Starmer working on plans to tackle civil-service churn – and other news you may have missed over Christmas

Labour leader wants DGs to stay in post longer, Cummings claims Sunak offered him new No.10 role, and IfG calls for Spring Budget to be scrapped
Sir Keir Starmer Photo: Parliament.uk

By Jim Dunton

02 Jan 2024

A week can be a long time in politics, as prime minister Harold Wilson once observed. And a lot can happen over a 10-day Christmas break too. Here are three stories that emerged over the festive period.

Labour looks to tackle civil service churn

Labour leader Sir Keir Starmer is working with new chief of staff Sue Gray on proposals to reduce churn in the civil service, with a particular focus on higher-level roles.

According to the Financial Times, Starmer believes that the pace of job moves among directors-general and other senior officials poses a threat to the ability of a future Labour government to deliver on its priorities.

A Labour source told the paper: “If we are going to have a ‘mission driven’ government, that requires civil service stability. You don’t have that if you have directors-general moving jobs every 18 months.

“The system currently incentivises moving – it is seen as a sign that you are versatile and can take on any challenge – but it is ultimately not helpful for delivery.”

Gray, who is a former Cabinet Office and Department for Levelling Up, Housing and Communities second permanent secretary, started work as Starmer’s chief of staff in September last year. Her brief also includes looking at ways that machinery of government changes could aid the delivery of the Labour leader’s cross-cutting missions.

In 2022, think tank the Institute for Government described the rapid turnover of senior officials as one of the biggest hindrances to delivering policy and planning for the future. It said that around 8.4% of senior officials had either moved jobs or left the civil service between March 2020 and March 2021.

Dominic Cummings claims Sunak offered him a return to government

Dominic Cummings, the hugely controversial former chief adviser to Boris Johnson, claimed over the weekend that he has twice met with current PM Rishi Sunak and held talks about returning to Downing Street to aid the Conservative Party’s chances of winning the upcoming general election.

Cummings wrote in a blog that secret meetings with Sunak had taken place in 2022 and in the summer of 2023, according to the Sunday Times.

Cummings, who left government in November 2020, said that on both occasions he urged Sunak to settle NHS strikes and argued in favour of leaving the European Convention on Human Rights.

At one of the meetings he also pushed for a tax-cutting emergency budget, with proposals including raising the threshold for the 40p rate of income tax from £50,271 to £100,000.

Cummings – who masterminded the Vote Leave campaign in 2016’s EU referendum and Johnson’s 2019 general election campaign – said his price for joining the Sunak team was that the PM must put his authority behind radical Whitehall reform.

He said Sunak had “wanted a secret deal in which I delivered the election and he promised to take government seriously after the election”. Cummings said he ultimately turned down the offer of a return to government.
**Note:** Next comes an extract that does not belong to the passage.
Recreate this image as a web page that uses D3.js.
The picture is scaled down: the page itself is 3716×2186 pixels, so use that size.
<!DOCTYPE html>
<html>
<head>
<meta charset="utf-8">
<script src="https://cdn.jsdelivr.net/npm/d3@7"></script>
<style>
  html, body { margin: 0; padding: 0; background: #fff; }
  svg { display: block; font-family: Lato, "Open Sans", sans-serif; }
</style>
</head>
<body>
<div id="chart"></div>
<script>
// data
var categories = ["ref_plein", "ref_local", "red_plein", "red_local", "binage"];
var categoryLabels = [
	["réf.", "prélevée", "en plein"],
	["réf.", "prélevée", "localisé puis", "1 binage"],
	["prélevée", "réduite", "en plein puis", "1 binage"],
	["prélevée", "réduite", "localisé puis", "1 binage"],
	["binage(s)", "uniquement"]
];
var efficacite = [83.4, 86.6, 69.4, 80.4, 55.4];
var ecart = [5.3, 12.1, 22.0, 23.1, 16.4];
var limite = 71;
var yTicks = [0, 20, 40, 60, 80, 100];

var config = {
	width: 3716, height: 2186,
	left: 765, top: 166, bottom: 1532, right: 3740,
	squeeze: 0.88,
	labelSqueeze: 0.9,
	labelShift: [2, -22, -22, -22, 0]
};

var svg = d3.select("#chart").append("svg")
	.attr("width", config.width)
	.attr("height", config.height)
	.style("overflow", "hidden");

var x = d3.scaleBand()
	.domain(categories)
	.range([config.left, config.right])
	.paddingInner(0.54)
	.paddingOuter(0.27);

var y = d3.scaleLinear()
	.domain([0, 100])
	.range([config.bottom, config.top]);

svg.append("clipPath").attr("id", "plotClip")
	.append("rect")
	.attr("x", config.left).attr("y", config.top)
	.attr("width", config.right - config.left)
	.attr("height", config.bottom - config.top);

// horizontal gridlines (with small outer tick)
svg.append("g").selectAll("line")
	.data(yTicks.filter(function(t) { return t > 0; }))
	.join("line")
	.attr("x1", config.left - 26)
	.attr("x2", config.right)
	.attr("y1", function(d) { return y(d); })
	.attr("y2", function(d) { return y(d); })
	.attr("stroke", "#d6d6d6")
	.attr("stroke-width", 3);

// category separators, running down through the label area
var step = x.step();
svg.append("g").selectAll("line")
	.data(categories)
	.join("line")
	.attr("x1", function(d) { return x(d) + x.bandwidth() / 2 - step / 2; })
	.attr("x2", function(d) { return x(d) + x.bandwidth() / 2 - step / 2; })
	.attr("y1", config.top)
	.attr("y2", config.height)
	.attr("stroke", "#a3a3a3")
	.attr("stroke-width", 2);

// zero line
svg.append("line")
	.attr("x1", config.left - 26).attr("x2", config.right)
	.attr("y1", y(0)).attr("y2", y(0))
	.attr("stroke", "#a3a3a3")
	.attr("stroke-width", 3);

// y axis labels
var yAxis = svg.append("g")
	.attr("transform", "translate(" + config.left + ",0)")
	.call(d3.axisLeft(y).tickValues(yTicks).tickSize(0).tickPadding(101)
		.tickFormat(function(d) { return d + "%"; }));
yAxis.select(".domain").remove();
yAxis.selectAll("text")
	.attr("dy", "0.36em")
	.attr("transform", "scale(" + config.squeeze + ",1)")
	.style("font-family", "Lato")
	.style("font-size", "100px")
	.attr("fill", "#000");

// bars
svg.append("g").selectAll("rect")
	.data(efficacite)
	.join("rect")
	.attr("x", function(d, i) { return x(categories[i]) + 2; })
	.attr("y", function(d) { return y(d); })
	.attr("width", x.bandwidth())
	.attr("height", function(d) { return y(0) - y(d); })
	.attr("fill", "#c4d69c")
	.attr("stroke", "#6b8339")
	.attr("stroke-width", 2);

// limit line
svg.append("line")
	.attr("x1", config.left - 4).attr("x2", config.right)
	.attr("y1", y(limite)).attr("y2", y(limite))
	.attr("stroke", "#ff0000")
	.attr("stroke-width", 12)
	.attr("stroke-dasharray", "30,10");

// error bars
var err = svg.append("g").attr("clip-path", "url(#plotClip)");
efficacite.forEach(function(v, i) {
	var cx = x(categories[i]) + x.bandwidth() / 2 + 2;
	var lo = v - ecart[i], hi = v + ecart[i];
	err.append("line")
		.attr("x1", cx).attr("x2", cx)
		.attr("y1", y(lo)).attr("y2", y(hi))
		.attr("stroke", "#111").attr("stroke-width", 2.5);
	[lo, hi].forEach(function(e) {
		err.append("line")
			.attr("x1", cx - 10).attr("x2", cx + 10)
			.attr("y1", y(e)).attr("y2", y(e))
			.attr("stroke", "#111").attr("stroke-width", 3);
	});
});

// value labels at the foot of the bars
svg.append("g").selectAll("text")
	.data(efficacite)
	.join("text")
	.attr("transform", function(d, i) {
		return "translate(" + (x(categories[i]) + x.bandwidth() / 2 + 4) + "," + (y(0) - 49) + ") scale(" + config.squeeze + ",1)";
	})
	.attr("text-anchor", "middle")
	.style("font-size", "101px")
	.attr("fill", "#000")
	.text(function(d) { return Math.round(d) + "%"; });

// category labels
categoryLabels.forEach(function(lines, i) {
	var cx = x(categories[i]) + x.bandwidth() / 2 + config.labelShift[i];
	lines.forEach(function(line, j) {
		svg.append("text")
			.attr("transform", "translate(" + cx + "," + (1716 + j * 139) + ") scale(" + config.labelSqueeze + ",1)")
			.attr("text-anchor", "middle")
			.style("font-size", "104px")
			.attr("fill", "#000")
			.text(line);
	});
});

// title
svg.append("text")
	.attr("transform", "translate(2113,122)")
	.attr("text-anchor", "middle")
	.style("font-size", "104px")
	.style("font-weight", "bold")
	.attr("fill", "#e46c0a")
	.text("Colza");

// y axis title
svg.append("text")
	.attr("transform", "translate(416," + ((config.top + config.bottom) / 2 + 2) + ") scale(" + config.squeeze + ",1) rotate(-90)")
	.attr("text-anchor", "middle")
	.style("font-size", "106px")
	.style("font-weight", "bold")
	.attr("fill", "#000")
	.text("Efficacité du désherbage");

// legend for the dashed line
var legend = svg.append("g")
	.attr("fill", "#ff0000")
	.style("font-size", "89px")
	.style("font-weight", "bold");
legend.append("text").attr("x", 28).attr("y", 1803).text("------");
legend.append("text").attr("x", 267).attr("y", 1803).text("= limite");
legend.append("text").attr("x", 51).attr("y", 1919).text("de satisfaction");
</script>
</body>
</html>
No.10 said no formal offer had been made to Cummings. The Liberal Democrats have written to Sunak’s ethics adviser, Sir Laurie Magnus, calling on him to investigate the propriety of the meetings.
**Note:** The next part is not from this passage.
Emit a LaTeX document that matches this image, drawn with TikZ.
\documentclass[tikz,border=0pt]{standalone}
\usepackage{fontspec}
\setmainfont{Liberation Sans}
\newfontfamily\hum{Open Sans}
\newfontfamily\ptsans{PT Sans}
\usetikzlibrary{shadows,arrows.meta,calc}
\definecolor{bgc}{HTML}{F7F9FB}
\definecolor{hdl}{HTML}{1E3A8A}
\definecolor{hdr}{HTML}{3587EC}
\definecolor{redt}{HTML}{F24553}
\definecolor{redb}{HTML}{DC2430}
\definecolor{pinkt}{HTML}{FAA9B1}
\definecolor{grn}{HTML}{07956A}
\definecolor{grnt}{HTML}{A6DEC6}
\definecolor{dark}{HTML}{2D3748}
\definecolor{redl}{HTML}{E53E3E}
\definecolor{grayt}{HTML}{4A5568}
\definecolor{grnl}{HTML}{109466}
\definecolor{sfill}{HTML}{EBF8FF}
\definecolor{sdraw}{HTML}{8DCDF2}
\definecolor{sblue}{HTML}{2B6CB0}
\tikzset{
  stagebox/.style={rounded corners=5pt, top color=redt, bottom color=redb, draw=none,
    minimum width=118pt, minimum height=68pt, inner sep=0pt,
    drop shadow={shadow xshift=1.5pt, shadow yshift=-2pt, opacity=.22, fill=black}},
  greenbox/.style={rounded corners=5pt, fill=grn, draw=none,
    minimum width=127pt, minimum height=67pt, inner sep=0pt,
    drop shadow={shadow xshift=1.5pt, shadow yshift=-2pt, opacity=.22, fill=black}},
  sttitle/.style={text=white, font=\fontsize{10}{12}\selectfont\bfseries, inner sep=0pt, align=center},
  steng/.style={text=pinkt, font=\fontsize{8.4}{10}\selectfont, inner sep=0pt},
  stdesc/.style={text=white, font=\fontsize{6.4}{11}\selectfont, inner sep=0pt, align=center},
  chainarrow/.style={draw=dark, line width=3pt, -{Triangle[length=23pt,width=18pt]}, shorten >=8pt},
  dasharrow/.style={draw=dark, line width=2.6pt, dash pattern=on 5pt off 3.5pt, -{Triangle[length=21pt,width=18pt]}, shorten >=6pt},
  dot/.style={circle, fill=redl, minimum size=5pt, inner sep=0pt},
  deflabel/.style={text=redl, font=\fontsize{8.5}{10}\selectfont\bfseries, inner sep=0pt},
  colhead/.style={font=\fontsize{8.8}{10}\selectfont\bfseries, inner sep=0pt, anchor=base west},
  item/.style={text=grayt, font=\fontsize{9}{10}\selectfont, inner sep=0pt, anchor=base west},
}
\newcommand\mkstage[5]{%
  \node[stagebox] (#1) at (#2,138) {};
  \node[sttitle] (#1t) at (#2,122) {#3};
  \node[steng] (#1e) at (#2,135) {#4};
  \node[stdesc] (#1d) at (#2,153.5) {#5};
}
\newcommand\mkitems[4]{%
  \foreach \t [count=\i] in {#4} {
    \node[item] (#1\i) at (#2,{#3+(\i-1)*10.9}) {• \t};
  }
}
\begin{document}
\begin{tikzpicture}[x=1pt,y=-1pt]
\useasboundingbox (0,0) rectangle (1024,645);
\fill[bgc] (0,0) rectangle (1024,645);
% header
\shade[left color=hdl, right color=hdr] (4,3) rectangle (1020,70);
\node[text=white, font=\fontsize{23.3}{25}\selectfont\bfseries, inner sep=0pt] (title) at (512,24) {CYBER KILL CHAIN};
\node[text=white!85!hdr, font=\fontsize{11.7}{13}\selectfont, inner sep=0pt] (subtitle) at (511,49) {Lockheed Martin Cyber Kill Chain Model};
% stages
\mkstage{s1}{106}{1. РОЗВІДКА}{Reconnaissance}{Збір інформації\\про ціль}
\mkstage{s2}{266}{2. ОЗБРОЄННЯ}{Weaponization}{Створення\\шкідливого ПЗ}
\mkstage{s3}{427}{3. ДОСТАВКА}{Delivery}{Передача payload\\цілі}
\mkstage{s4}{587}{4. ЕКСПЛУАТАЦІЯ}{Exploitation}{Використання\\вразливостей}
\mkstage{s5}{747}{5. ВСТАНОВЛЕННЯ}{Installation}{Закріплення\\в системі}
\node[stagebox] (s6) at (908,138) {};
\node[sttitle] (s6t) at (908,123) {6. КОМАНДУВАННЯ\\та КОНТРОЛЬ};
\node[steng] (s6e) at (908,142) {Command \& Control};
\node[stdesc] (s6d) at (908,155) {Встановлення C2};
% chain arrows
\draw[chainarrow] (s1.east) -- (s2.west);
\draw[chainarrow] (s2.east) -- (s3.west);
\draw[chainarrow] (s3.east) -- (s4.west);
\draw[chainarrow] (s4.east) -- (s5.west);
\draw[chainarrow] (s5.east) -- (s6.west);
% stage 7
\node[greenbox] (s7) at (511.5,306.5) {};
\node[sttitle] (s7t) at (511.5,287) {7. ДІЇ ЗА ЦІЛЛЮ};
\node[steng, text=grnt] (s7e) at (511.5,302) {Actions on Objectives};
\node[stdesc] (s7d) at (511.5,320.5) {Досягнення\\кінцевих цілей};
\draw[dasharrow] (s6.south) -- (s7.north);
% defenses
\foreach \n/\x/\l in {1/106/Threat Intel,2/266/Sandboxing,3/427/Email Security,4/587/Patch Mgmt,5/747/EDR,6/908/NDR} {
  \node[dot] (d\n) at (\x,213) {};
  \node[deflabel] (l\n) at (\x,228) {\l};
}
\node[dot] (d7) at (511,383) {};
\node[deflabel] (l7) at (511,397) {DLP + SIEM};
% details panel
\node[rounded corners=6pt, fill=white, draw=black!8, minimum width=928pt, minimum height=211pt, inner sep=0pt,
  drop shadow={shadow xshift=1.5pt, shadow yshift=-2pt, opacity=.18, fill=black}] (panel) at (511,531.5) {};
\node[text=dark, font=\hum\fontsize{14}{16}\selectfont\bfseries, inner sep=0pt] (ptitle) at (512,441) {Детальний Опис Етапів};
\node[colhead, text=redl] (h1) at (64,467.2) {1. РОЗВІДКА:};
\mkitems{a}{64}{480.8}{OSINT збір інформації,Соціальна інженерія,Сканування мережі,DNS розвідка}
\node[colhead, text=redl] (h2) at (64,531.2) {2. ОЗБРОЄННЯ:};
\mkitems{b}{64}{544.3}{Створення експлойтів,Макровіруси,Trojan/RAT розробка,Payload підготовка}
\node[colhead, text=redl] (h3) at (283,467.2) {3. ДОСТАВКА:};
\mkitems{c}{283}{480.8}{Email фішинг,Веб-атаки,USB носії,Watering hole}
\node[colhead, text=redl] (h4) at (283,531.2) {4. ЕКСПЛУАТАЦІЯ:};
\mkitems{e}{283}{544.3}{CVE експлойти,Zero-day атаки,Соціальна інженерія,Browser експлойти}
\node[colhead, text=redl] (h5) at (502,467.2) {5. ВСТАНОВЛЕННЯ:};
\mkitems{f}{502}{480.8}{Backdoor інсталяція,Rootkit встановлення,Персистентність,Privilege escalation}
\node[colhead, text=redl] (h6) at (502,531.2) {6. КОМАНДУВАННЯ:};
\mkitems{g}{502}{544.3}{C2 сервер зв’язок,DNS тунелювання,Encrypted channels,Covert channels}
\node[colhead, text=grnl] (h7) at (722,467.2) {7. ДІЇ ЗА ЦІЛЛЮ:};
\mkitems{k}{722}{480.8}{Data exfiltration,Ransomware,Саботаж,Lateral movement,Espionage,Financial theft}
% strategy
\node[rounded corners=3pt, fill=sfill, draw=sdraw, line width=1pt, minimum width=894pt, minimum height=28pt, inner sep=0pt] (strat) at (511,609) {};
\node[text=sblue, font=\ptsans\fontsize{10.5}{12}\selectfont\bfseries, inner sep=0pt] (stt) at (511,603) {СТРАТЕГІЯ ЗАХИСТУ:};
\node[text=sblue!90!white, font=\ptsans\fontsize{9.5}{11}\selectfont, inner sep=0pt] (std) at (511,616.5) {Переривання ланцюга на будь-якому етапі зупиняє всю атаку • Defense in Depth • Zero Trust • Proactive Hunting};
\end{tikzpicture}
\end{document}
Institute for Government urges Hunt to cancel Spring Budget

Last Wednesday HM Treasury announced that the Spring Budget will be held on 6 March. On the same day the Institute for Government optimistically urged chancellor Jeremy Hunt to scrap the plan on the grounds that it would be “good for government”.

In a comment piece, IfG senior economist Olly Bartrum said government decision making is not helped by the relentless twice-a-year schedule of fiscal events.
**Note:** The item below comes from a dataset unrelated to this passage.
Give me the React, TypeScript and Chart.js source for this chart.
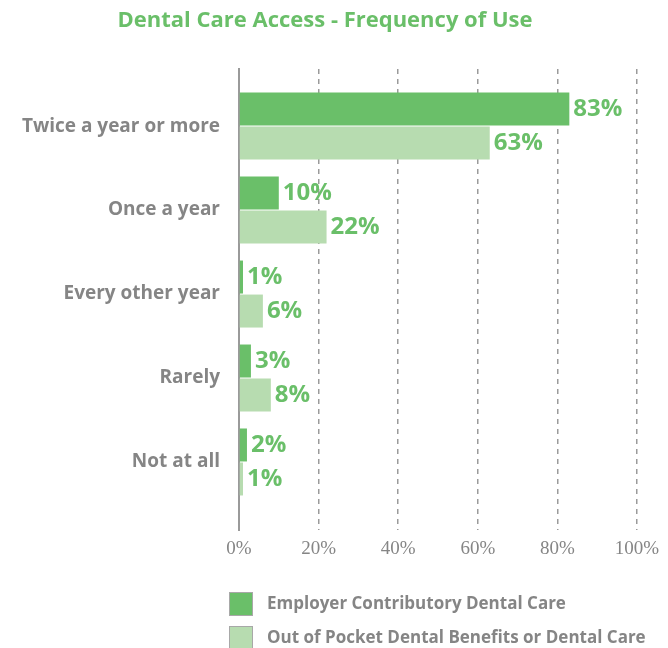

He said the time pressures incentivised officials to come up with tweaks to tax and spending plans that might make for good lines in the chancellor’s speech but ended up increasing the complexity and uncertainty of the wider system. Bartrum said fewer fiscal events would enable greater strategic thinking.

He said the current system left little time to consider opportunities for working in collaboration with other departments.

“For a junior Treasury official keen for promotion, getting a policy idea into a budget can become a time-consuming incentive. The chancellor will love a small (and inexpensive) measure – for example a £10m competition for car batteries that they read about in WIRED – because it can be announced in the speech and will be within spending limits,” he said. “At an organisational level this translates into a mindset of churning out small but largely inconsequential policies. Tellingly, Jeremy Hunt boasted about having 110 'growth measures' at the Autumn Statement.”

Bartrum said moving to a single annual fiscal event would free up time for hard-working and highly knowledgeable officials and present them with different incentives.

“They could use their uniquely broad knowledge of the workings of government to identify opportunities for cross-Whitehall collaboration and/or work with departments to develop long-term strategies for their respective policy areas,” he said.

“Moving to a slower pace of decision making would allow the chancellor and the Treasury to take a longer view of the direction of the economy and public finances and implement more thought-through, larger packages of reform. This should be attractive as a way to increase the quality of policy making.”